- Task description:
Reproduce the material below line by line, beginning with its first line and ending with the line that contains "fig = go.Figure()"; leave out pictures.

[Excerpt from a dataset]
-=-=-=-=-
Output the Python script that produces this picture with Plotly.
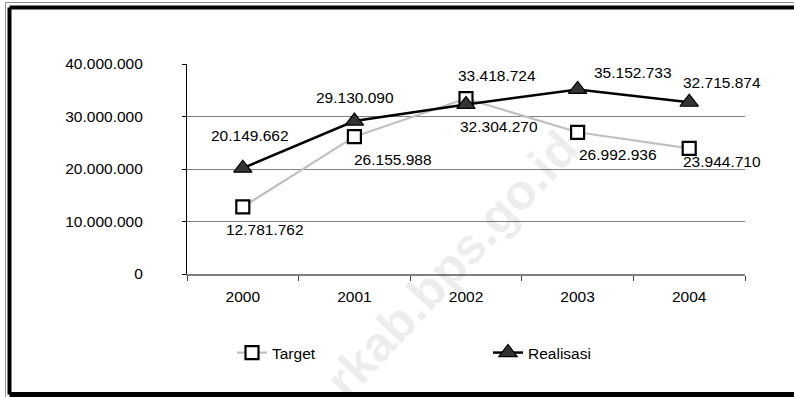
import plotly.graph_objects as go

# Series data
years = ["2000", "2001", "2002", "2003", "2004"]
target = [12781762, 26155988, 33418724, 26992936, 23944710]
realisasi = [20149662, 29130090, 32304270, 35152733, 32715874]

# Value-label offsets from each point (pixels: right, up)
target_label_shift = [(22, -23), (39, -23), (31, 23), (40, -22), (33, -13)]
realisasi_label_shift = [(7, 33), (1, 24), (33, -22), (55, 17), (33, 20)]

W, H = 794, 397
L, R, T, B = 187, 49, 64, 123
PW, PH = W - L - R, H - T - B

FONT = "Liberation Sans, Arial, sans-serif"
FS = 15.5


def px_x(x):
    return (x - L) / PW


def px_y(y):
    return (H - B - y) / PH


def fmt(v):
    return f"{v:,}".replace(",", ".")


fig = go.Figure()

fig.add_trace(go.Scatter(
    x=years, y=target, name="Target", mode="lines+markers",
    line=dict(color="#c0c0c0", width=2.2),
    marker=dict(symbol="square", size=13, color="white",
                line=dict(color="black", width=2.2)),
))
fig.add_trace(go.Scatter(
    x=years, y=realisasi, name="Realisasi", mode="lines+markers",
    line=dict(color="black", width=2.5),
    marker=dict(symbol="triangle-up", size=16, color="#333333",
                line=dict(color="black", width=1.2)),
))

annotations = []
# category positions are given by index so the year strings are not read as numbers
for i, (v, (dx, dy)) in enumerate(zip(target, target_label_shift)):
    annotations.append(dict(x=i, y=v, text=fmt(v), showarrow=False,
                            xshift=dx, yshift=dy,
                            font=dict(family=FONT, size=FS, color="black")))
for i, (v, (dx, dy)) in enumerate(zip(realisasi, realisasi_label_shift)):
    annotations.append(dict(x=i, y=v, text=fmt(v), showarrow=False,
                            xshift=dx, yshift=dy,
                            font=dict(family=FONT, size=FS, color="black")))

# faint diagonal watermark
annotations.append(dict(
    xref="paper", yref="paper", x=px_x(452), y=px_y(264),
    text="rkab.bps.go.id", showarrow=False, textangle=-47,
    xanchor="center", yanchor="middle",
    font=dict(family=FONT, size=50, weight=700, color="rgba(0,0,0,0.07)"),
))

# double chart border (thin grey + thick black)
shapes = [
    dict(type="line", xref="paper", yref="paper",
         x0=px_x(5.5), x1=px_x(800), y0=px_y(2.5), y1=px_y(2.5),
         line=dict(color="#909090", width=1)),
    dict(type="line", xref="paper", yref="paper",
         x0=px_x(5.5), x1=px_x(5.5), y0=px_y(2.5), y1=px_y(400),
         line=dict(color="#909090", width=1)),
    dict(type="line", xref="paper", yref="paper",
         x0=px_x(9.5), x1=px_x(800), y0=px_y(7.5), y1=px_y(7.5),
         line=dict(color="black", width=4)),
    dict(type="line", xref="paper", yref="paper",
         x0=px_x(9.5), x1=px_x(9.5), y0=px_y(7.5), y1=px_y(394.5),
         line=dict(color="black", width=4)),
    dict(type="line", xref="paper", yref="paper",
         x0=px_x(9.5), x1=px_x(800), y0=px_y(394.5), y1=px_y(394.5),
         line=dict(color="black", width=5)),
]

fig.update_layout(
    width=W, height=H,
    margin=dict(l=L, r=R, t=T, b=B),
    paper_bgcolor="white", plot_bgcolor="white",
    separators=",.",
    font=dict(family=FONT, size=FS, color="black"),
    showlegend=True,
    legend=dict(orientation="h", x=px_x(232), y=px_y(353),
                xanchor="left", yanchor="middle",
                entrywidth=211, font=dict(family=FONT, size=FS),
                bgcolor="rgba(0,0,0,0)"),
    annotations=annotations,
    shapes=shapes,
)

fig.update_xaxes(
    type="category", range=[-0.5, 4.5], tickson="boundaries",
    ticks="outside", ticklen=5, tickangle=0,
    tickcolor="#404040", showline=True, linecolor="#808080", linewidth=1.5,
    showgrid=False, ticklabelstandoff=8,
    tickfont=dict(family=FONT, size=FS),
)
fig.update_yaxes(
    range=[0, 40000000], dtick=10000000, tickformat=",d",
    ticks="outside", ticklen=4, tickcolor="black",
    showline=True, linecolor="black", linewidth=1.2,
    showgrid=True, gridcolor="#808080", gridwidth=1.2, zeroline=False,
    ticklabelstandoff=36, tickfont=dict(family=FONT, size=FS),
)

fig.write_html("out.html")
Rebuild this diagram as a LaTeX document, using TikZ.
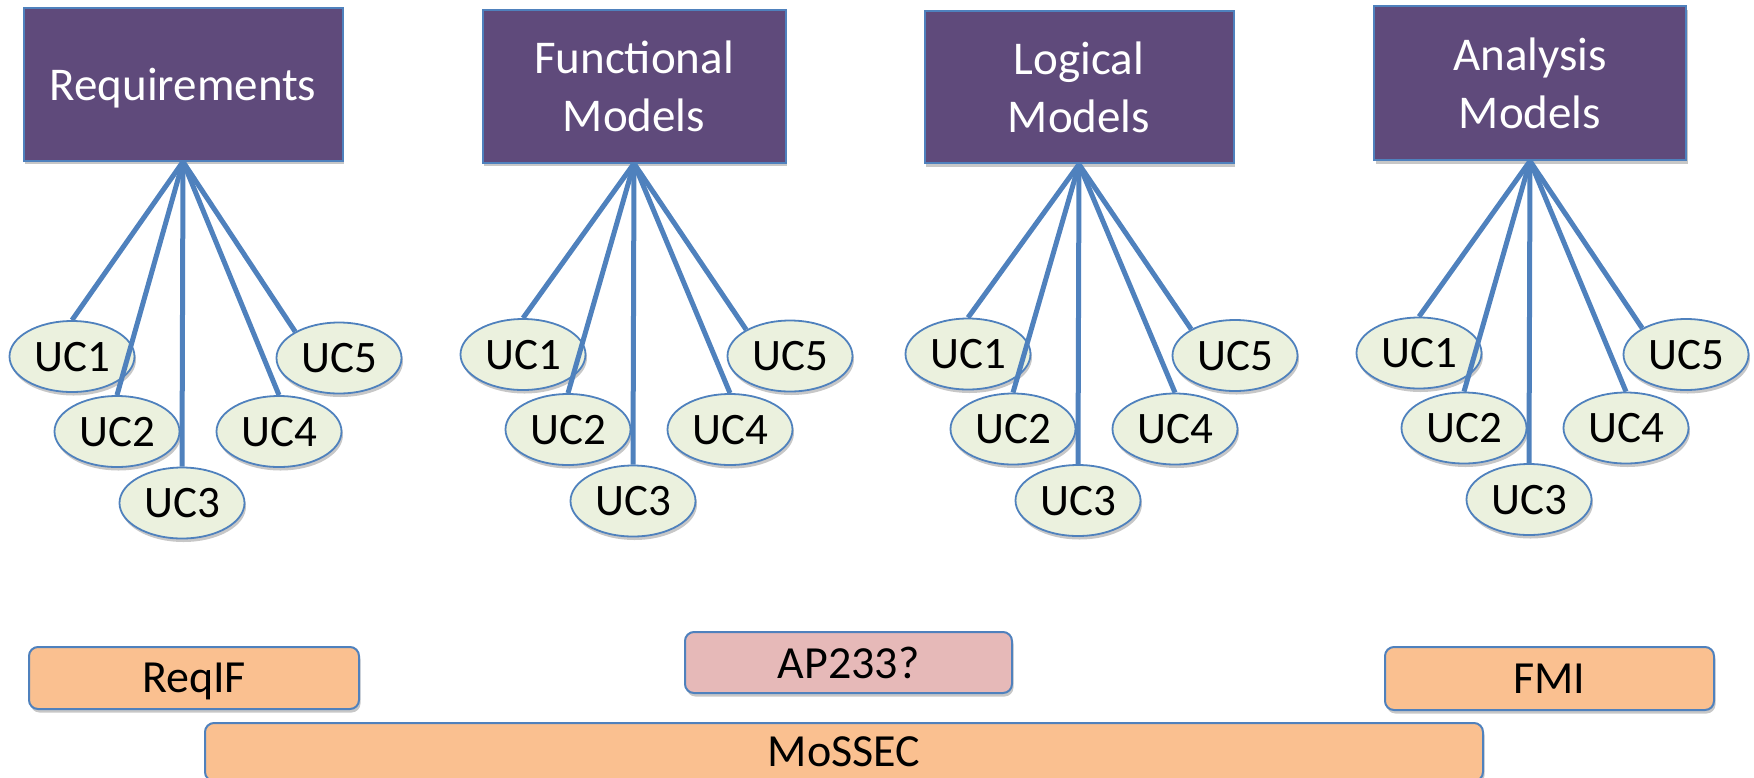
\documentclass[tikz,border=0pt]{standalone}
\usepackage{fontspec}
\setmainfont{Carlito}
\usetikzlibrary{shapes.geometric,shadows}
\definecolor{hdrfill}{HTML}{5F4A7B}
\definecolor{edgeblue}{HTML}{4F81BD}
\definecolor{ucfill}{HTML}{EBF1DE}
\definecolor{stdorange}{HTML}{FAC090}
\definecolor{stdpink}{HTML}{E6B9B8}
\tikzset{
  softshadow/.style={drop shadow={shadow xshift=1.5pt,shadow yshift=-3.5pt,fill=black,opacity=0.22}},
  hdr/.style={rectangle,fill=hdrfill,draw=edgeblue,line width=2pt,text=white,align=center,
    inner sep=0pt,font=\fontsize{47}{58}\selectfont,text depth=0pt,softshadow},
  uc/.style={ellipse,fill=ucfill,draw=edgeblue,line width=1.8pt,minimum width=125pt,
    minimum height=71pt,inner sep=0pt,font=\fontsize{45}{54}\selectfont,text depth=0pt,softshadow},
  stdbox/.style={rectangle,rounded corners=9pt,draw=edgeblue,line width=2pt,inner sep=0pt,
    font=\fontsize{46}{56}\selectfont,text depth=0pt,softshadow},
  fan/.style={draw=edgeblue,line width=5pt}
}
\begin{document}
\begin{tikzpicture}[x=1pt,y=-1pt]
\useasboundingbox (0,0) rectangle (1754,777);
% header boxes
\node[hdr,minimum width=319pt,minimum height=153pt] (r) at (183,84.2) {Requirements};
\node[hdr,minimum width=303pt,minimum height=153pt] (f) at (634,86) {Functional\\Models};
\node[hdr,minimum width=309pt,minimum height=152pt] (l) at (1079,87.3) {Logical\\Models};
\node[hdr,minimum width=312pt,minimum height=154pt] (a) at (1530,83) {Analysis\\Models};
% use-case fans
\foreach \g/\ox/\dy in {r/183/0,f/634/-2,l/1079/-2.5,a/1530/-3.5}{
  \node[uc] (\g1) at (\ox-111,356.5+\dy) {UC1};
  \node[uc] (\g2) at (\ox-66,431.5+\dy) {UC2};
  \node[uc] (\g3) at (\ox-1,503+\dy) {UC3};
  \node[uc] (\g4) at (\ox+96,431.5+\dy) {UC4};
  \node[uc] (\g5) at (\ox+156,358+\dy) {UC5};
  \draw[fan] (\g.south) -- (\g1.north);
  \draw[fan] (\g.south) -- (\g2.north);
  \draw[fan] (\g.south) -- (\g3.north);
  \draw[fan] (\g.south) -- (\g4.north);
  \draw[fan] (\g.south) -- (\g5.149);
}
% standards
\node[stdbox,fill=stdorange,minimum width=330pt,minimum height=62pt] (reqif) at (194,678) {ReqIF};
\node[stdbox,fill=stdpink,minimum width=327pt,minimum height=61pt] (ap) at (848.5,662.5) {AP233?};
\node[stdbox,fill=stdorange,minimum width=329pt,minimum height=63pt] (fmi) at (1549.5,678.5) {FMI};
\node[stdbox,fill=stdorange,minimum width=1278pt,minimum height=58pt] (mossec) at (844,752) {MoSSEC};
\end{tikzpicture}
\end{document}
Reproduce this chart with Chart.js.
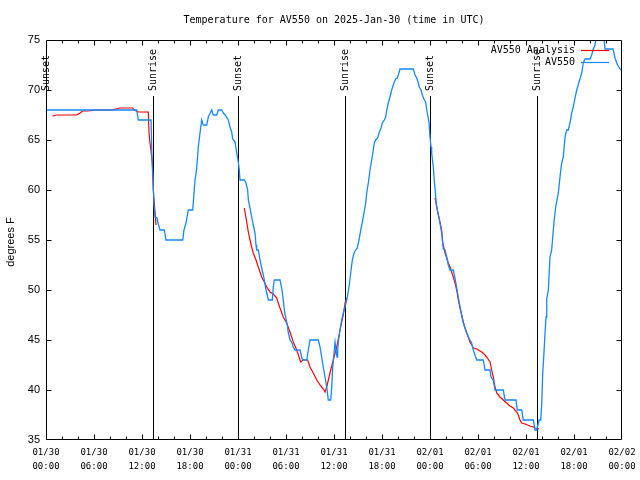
-=-=-=-=-
- Exercise solution:
Output the Python script that produces this picture with Plotly.
import plotly.graph_objects as go

# Series data
years = ["2000", "2001", "2002", "2003", "2004"]
target = [12781762, 26155988, 33418724, 26992936, 23944710]
realisasi = [20149662, 29130090, 32304270, 35152733, 32715874]

# Value-label offsets from each point (pixels: right, up)
target_label_shift = [(22, -23), (39, -23), (31, 23), (40, -22), (33, -13)]
realisasi_label_shift = [(7, 33), (1, 24), (33, -22), (55, 17), (33, 20)]

W, H = 794, 397
L, R, T, B = 187, 49, 64, 123
PW, PH = W - L - R, H - T - B

FONT = "Liberation Sans, Arial, sans-serif"
FS = 15.5


def px_x(x):
    return (x - L) / PW


def px_y(y):
    return (H - B - y) / PH


def fmt(v):
    return f"{v:,}".replace(",", ".")


fig = go.Figure()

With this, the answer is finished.